Question

The standard enthalpy change for the following reaction is $436.4$kJ
${{\text{H}}_{\text{2}}}{\text{(g)}}\,\, \to \,{\text{H(g)}}\,{\text{ + }}\,{\text{H(g)}}$
What is the ${{\text{\Delta }}_{\text{f}}}{{\text{H}}^0}$of atomic hydrogen (H)
A. $872.8$ kJ/mol
B. $218.2$ kJ/mol
C. $- 218.2$ kJ/mol
D. $- 436.9$ kJ/mol

Answer 1

Standard enthalpy change of a reaction is determined by subtracting the standard enthalpy change for the formation of reactants from the standard enthalpy change for the formation of products.

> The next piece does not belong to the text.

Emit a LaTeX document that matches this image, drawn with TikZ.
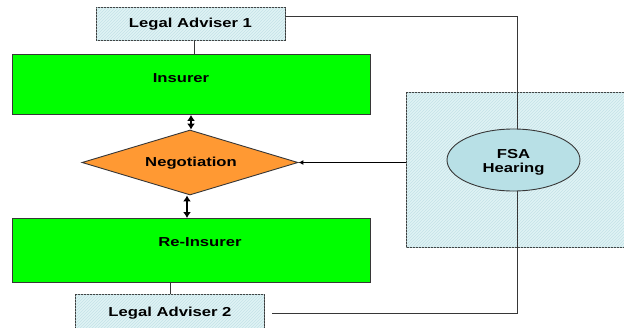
\documentclass[tikz,border=0pt]{standalone}
\usepackage{fontspec}
\usetikzlibrary{shapes.geometric,arrows.meta,patterns}
\newfontfamily\labfont[FakeStretch=1.28]{Liberation Sans}
\definecolor{boxline}{RGB}{55,55,55}
\definecolor{hatchbg}{RGB}{224,243,245}
\definecolor{hatchfg}{RGB}{196,226,231}
\definecolor{okgreen}{RGB}{0,255,0}
\definecolor{negorange}{RGB}{255,153,51}
\definecolor{fsablue}{RGB}{184,224,230}
\tikzset{
  lab/.style={font=\labfont\bfseries\fontsize{13}{14}\selectfont, text=black},
  advbox/.style={draw=boxline, line width=0.9pt, fill=hatchbg, postaction={pattern=north east lines, pattern color=hatchfg}, inner sep=0pt, anchor=north west},
  greenbox/.style={draw=boxline, line width=0.9pt, fill=okgreen, inner sep=0pt, anchor=north west},
  link/.style={draw=boxline, line width=0.9pt},
  dblarrow/.style={line width=2.6pt, {Latex[length=6pt,width=8pt]}-{Latex[length=6pt,width=8pt]}},
}
\begin{document}
\begin{tikzpicture}[x=1pt,y=-1pt]
\useasboundingbox (0,0) rectangle (624,327);
\fill[white] (0,0) rectangle (624,327);

% hatched hearing panel on the right
\node[advbox, minimum width=226pt, minimum height=155pt] (panel) at (406,92) {};

% boxes
\node[advbox, minimum width=189pt, minimum height=33pt] (la1) at (96,7) {};
\node[lab] at (190.5,24) {Legal Adviser 1};

\node[greenbox, minimum width=358pt, minimum height=60pt] (ins) at (12,54) {};
\node[lab] at (181,78) {Insurer};

\node[draw=boxline, line width=0.9pt, fill=negorange, diamond, inner sep=0pt,
      minimum width=216pt, minimum height=65pt] (neg) at (190,162.5) {};
\node[lab] at (191,163) {Negotiation};

\node[greenbox, minimum width=358pt, minimum height=64pt] (reins) at (12,218) {};
\node[lab] at (200,242) {Re-Insurer};

\node[advbox, minimum width=189pt, minimum height=40pt] (la2) at (75,294) {};
\node[lab] at (170,313) {Legal Adviser 2};

\node[draw=boxline, line width=0.9pt, fill=fsablue, ellipse, inner sep=0pt,
      minimum width=133pt, minimum height=62pt] (fsa) at (513.5,160) {};
\node[lab, align=center] at (513.5,162) {FSA\\Hearing};

% adviser links
\coordinate (a1out) at (285,16);
\coordinate (a1turn) at (517,16);
\draw[link] (a1out) -- (a1turn) -- (fsa.north -| a1turn);
\draw[link] (la1.south -| 194,0) -- (ins.north -| 194,0);

\coordinate (a2out) at (272,313);
\coordinate (a2turn) at (517,313);
\draw[link] (a2out) -- (a2turn) -- (fsa.south -| a2turn);
\draw[link] (reins.south -| la2.north) -- (la2.north);

% negotiation arrows
\draw[dblarrow] (ins.south -| 191,0) -- (neg.north -| 191,0);
\draw[dblarrow] (neg.south -| 187,0) -- (reins.north -| 187,0);
\draw[line width=1.6pt, -{Latex[length=5pt,width=5pt]}] (panel.west |- neg.east) -- (neg.east);
\end{tikzpicture}
\end{document}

If the standard enthalpy change for the reaction is known we can determine the standard enthalpy for reactant or product.

Formula used: $\Delta {\text{H}} = \,\sum {{\Delta _{\text{f}}}{\text{H}}\,({\text{products)}}} \, - \,\sum {{\Delta _{\text{f}}}{\text{H}}\,({\text{reactants)}}}$

Complete step-by-step answer:
The formula to determine the standard enthalpy change for a reaction as follows:

$\Delta {\text{H}} = \,\sum {{\Delta _{\text{f}}}{\text{H}}\,({\text{products)}}} \, - \,\sum {{\Delta _{\text{f}}}{\text{H}}\,({\text{reactants)}}}$

Where,
$\sum {{\Delta _{\text{f}}}{\text{H}}\,({\text{products)}}} \,$is the summation of enthalpy of products

$\sum {{\Delta _{\text{f}}}{\text{H}}\,({\text{reactants)}}}$is the summation of enthalpy of products

We will use the given standard enthalpy change for reaction to determine the standard enthalpy of the product as follows:

The standard enthalpy of formation of an element in its natural state is zero.

For the given reaction$\Delta {\text{H}}$formula can be written as follows:

$\Delta {\text{H}} = \,\left[ {2\, \times {\Delta _{\text{f}}}{\text{H}}\,({\text{H)}}} \right] - \left[ {1\,\, \times {\Delta _{\text{f}}}{\text{H}}\,({{\text{H}}_{\text{2}}}{\text{)}}} \right]$

On substituting $436.4$for $\Delta {\text{H}}$and 0 for${\Delta _{\text{f}}}{\text{H}}$of ${{\text{H}}_{\text{2}}}$.

$\Rightarrow 436.4 = \,\left[ {2\, \times {\Delta _{\text{f}}}{\text{H}}\,({\text{H)}}} \right] - \left[ {1\,\, \times {\Delta _{\text{f}}}{\text{H}}\,({\text{0)}}} \right]$

$\Rightarrow 436.4 = \,2\, \times {\Delta _{\text{f}}}{\text{H}}\,({\text{H}})$
$\Rightarrow {\Delta _{\text{f}}}{\text{H}}\,({\text{H}}) = \,\dfrac{{436.4}}{2}$
$\Rightarrow {\Delta _{\text{f}}}{\text{H}}\,({\text{H}}) = \,218.2$
So, the ${{{\Delta }}_{\text{f}}}{{\text{H}}^0}$of atomic hydrogen (H) is$218.2$ KJ/mole.

Therefore, option (B) $218.2$ KJ/mole is correct.

Note: To determine the change in enthalpy of reaction a balanced chemical equation is necessary. Standard enthalpy of formation is measured in kJ/mol. Oxygen is found in a gaseous state, carbon is in a solid-state. So, there is no change in enthalpy during the formation of solid carbon or gaseous oxygen. Standard enthalpy of formation is also different in different phases. The natural form of carbon is graphite so, its standard enthalpy of formation is zero but the standard enthalpy of formation of diamond is not zero.